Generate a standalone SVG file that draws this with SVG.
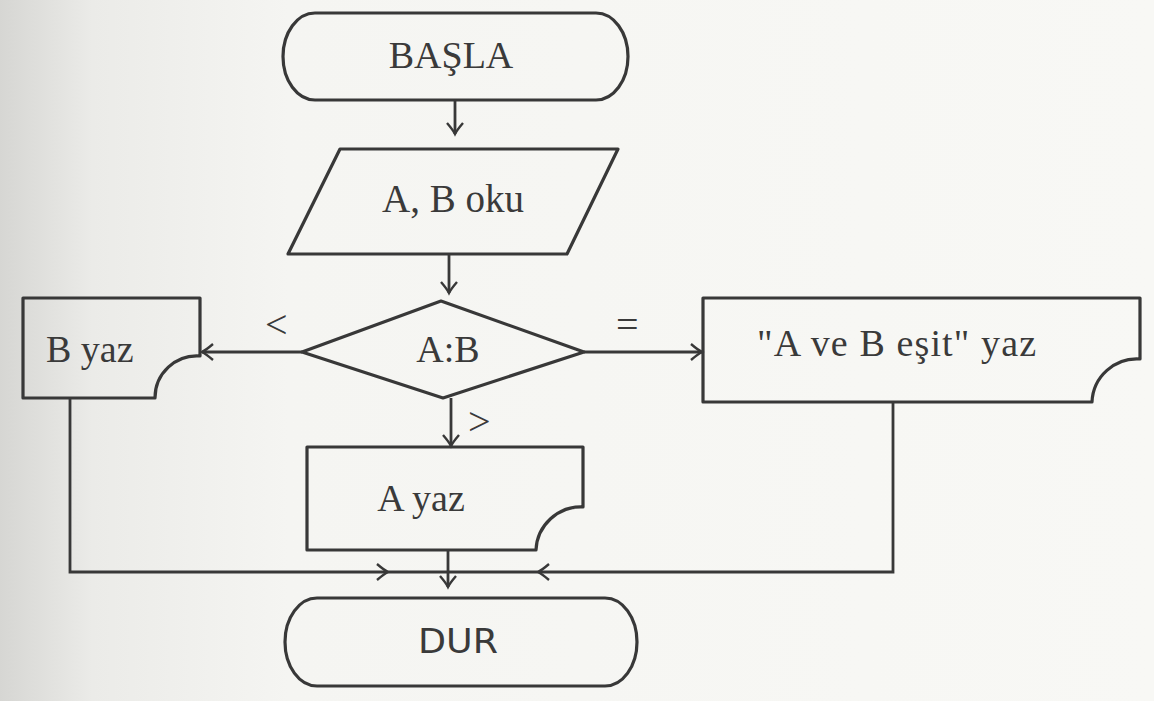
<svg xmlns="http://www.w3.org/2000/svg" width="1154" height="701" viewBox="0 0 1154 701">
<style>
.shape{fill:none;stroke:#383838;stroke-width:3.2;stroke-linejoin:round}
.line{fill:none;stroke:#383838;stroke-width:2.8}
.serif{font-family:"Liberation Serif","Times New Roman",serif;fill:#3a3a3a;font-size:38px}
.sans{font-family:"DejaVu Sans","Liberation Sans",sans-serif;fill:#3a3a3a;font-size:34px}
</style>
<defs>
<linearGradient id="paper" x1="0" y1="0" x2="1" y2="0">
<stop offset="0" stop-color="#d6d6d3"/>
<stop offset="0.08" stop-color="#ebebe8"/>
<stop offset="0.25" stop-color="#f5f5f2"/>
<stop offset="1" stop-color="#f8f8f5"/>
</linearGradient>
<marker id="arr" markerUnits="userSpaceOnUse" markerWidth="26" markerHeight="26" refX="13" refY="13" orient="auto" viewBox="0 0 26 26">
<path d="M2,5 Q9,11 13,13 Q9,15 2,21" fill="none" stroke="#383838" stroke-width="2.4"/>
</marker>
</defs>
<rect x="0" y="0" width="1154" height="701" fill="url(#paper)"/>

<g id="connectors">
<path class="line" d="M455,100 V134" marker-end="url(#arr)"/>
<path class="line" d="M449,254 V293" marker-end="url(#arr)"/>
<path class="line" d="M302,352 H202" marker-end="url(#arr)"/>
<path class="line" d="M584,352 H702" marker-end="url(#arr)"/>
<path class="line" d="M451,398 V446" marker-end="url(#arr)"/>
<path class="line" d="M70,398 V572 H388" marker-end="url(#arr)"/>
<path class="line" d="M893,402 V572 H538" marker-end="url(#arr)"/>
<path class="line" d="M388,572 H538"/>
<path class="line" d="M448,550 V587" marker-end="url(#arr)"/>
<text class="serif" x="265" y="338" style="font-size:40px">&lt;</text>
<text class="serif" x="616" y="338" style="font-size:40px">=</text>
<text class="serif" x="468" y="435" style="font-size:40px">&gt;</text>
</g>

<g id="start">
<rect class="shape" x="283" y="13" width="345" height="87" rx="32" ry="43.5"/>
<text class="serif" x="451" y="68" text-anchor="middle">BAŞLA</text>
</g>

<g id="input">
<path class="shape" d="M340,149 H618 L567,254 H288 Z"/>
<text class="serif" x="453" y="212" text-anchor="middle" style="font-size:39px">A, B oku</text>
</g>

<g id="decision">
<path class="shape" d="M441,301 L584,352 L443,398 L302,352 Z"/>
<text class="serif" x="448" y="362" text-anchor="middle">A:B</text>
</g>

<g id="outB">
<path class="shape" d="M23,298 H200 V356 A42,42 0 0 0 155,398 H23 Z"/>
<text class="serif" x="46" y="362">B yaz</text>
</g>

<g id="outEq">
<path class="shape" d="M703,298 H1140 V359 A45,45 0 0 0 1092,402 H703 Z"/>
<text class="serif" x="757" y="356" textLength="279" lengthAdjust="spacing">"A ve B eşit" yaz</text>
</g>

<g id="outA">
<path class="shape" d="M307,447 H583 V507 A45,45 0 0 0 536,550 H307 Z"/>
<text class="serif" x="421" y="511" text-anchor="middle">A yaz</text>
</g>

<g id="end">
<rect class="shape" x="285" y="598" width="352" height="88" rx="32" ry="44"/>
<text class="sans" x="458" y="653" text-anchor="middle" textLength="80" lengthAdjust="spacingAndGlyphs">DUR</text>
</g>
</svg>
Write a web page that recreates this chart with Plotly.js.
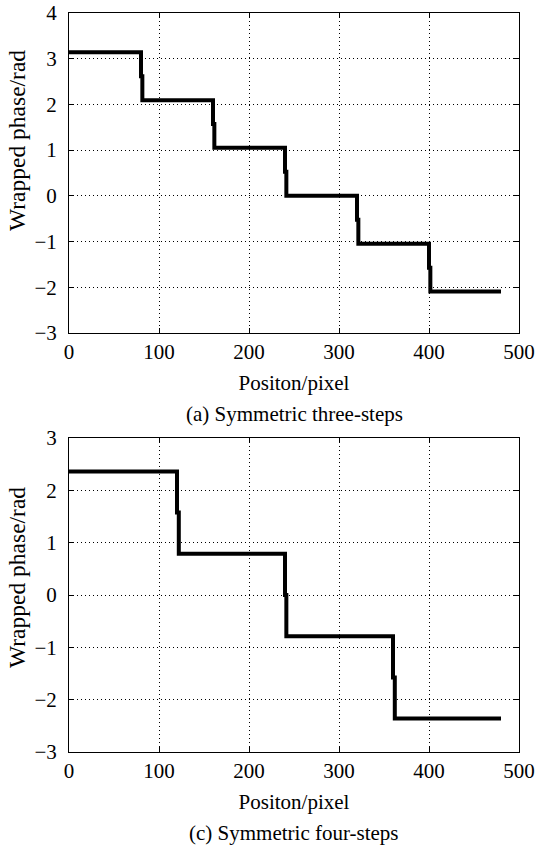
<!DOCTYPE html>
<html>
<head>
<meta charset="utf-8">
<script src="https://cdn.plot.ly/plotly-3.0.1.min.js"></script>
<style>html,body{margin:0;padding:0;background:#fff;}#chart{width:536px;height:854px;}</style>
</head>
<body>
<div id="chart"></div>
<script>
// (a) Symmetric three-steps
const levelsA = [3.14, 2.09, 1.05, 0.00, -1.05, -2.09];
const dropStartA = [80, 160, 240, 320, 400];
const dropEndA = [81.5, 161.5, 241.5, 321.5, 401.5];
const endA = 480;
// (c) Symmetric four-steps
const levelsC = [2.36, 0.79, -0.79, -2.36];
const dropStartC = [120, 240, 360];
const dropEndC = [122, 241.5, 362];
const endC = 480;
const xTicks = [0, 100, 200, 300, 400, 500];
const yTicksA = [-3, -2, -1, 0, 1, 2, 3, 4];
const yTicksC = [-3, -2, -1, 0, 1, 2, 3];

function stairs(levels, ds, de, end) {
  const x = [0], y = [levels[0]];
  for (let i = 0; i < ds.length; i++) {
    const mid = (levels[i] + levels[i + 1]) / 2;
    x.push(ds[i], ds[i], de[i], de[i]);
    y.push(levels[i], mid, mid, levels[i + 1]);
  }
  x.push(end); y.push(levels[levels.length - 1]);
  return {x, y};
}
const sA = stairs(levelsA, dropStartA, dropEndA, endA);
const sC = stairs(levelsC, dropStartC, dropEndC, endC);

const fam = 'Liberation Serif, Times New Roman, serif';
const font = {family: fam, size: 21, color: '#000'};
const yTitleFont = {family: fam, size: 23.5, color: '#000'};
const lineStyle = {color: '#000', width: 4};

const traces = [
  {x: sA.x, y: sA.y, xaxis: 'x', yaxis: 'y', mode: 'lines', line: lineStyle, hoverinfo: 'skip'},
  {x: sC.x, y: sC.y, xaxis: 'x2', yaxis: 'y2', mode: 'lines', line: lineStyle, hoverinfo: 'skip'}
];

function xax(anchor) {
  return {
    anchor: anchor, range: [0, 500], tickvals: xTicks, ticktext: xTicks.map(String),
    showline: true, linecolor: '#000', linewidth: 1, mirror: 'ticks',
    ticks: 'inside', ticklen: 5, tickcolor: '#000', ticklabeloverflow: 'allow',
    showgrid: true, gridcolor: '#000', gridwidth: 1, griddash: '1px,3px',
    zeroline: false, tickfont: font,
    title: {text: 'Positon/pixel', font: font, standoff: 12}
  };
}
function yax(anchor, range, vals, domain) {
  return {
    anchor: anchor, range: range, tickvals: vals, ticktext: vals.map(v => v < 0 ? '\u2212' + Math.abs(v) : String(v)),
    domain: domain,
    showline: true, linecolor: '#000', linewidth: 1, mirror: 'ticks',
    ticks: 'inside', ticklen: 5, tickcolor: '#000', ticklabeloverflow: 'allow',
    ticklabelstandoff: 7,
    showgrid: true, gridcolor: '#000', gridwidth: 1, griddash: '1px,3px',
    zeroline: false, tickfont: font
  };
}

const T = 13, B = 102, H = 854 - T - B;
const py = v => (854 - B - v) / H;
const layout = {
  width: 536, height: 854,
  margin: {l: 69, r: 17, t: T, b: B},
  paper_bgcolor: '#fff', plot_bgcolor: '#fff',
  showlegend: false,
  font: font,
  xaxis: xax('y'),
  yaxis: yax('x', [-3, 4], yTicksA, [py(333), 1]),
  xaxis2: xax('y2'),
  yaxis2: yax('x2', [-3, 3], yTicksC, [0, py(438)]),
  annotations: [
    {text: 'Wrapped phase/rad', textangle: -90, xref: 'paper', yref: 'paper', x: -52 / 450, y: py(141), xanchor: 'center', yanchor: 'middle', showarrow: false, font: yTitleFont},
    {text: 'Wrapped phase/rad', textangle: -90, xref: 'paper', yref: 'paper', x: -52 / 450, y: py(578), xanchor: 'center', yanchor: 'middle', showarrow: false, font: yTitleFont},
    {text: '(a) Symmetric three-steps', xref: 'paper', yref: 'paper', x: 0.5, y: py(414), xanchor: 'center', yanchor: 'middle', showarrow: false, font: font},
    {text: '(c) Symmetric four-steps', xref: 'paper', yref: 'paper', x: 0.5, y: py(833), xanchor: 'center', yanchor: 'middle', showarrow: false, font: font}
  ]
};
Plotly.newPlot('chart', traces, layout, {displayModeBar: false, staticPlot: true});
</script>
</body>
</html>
━━━━
* What the exercise asks *
Repeat only the lines from the one with "Write a web" down to the one with "const sC = stairs(levelsC, dropStartC, dropEndC, endC);", word for word and both included, and leave the pictures out.

* Output of the exercise *
Write a web page that recreates this chart with Plotly.js.
<!DOCTYPE html>
<html>
<head>
<meta charset="utf-8">
<script src="https://cdn.plot.ly/plotly-3.0.1.min.js"></script>
<style>html,body{margin:0;padding:0;background:#fff;}#chart{width:536px;height:854px;}</style>
</head>
<body>
<div id="chart"></div>
<script>
// (a) Symmetric three-steps
const levelsA = [3.14, 2.09, 1.05, 0.00, -1.05, -2.09];
const dropStartA = [80, 160, 240, 320, 400];
const dropEndA = [81.5, 161.5, 241.5, 321.5, 401.5];
const endA = 480;
// (c) Symmetric four-steps
const levelsC = [2.36, 0.79, -0.79, -2.36];
const dropStartC = [120, 240, 360];
const dropEndC = [122, 241.5, 362];
const endC = 480;
const xTicks = [0, 100, 200, 300, 400, 500];
const yTicksA = [-3, -2, -1, 0, 1, 2, 3, 4];
const yTicksC = [-3, -2, -1, 0, 1, 2, 3];

function stairs(levels, ds, de, end) {
  const x = [0], y = [levels[0]];
  for (let i = 0; i < ds.length; i++) {
    const mid = (levels[i] + levels[i + 1]) / 2;
    x.push(ds[i], ds[i], de[i], de[i]);
    y.push(levels[i], mid, mid, levels[i + 1]);
  }
  x.push(end); y.push(levels[levels.length - 1]);
  return {x, y};
}
const sA = stairs(levelsA, dropStartA, dropEndA, endA);
const sC = stairs(levelsC, dropStartC, dropEndC, endC);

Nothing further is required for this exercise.